Example Code Taking Very Long time to run?

Hello,

I am running the code for the following example:
https://docs.pymc.io/notebooks/dp_mix.html
The first step of “Initializing NUTS using advi…” is taking a very long time to run. It has been a couple hours and the estimated time is 36 hours. Is this normal?

Everything in PyMC3 seems to run in exponential time because as I double the data size, things seem to take way longer. Is pip install all that need be done to run PyMC3?

Code I am running, which is copied from the example’s page.

old_faithful_df
old_faithful_df['std_waiting'] = (old_faithful_df.waiting - old_faithful_df.waiting.mean()) / old_faithful_df.waiting.std()
N = old_faithful_df.shape[0]
K = 30


def stick_breaking(beta):
    portion_remaining = tt.concatenate([[1], tt.extra_ops.cumprod(1 - beta)[:-1]])
    return beta * portion_remaining


with pm.Model() as model:
    alpha = pm.Gamma('alpha', 1., 1.)
    beta = pm.Beta('beta', 1., alpha, shape=K)
    w = pm.Deterministic('w', stick_breaking(beta))
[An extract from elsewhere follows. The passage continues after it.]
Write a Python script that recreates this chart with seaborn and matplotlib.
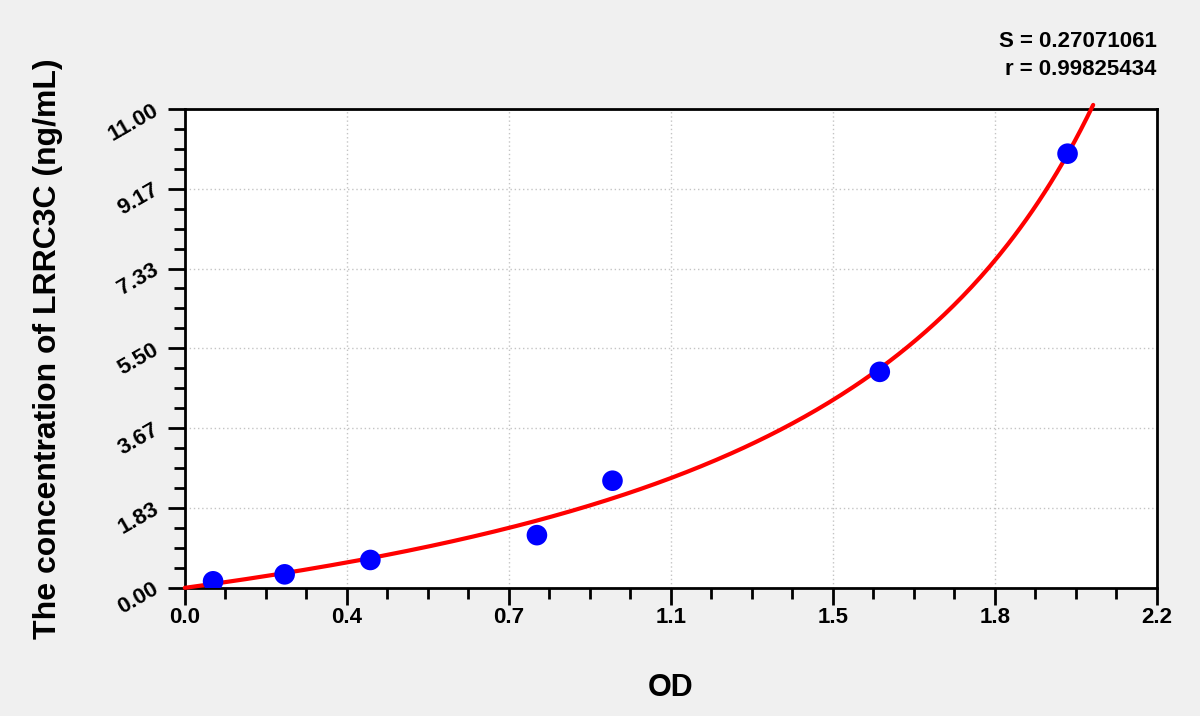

    tau = pm.Gamma('tau', 1., 1., shape=K)
    lambda_ = pm.Gamma('lambda_', 10., 1., shape=K)
    mu = pm.Normal('mu', 0, tau=lambda_ * tau, shape=K)
    obs = pm.NormalMixture('obs', w, mu, tau=lambda_ * tau,
                           observed=old_faithful_df.std_waiting.values)
    
SEED = 5132290 # from random.org
np.random.seed(SEED)
with model:
    trace = pm.sample(
        1000,
        tune=2500,
        chains=2,
        init='advi',
        target_accept=0.9,
        random_seed=SEED
    )

Ah, good thing I looked at the Jupyter Notebook Terminal:

WARNING (theano.configdefaults): g++ not detected ! Theano will be unable to execute optimized C-implementations (for both CPU and GPU) and will default to Python implementations. Performance will be severely degraded. To remove this warning, set Theano flags cxx to an empty string.

Looks like I needed to install anoconda to install m2w64-toolchain?

The first process seems to complete very very quickly… now my notebook dies once it starts actually sampling…

A connection to the notebook server could not be established. The notebook will continue trying to reconnect. Check your network connection or notebook server configuration.

At this point, the note book fails…

WARNING (theano.gof.compilelock): Overriding existing lock by dead process '24860' (I am process '14912')
Auto-assigning NUTS sampler...
Initializing NUTS using advi...
Average Loss = 440.04:   5%|▍         | 9399/200000 [00:19<06:35, 481.32it/s]
Convergence achieved at 9400
Interrupted at 9,399 [4%]: Average Loss = 498.1
Multiprocess sampling (2 chains in 4 jobs)
NUTS: [mu, lambda_, tau, beta, alpha]
Sampling 2 chains, 0 divergences:   0%|          | 0/7000 [00:00<?, ?draws/s]

This post is helpful:

Now some convergence checks do not work…and I do not think this is a solution. How can I use more than one core?

The install was with PyMC3 3.8…
I have been trying to install this on anaconda for hours.

Is there a more in depth guide to install?

I found, for whatever reason, that miniconda was much more flexible. First, follow Theano directions on their website. Then the pymc3 install instructions on this website.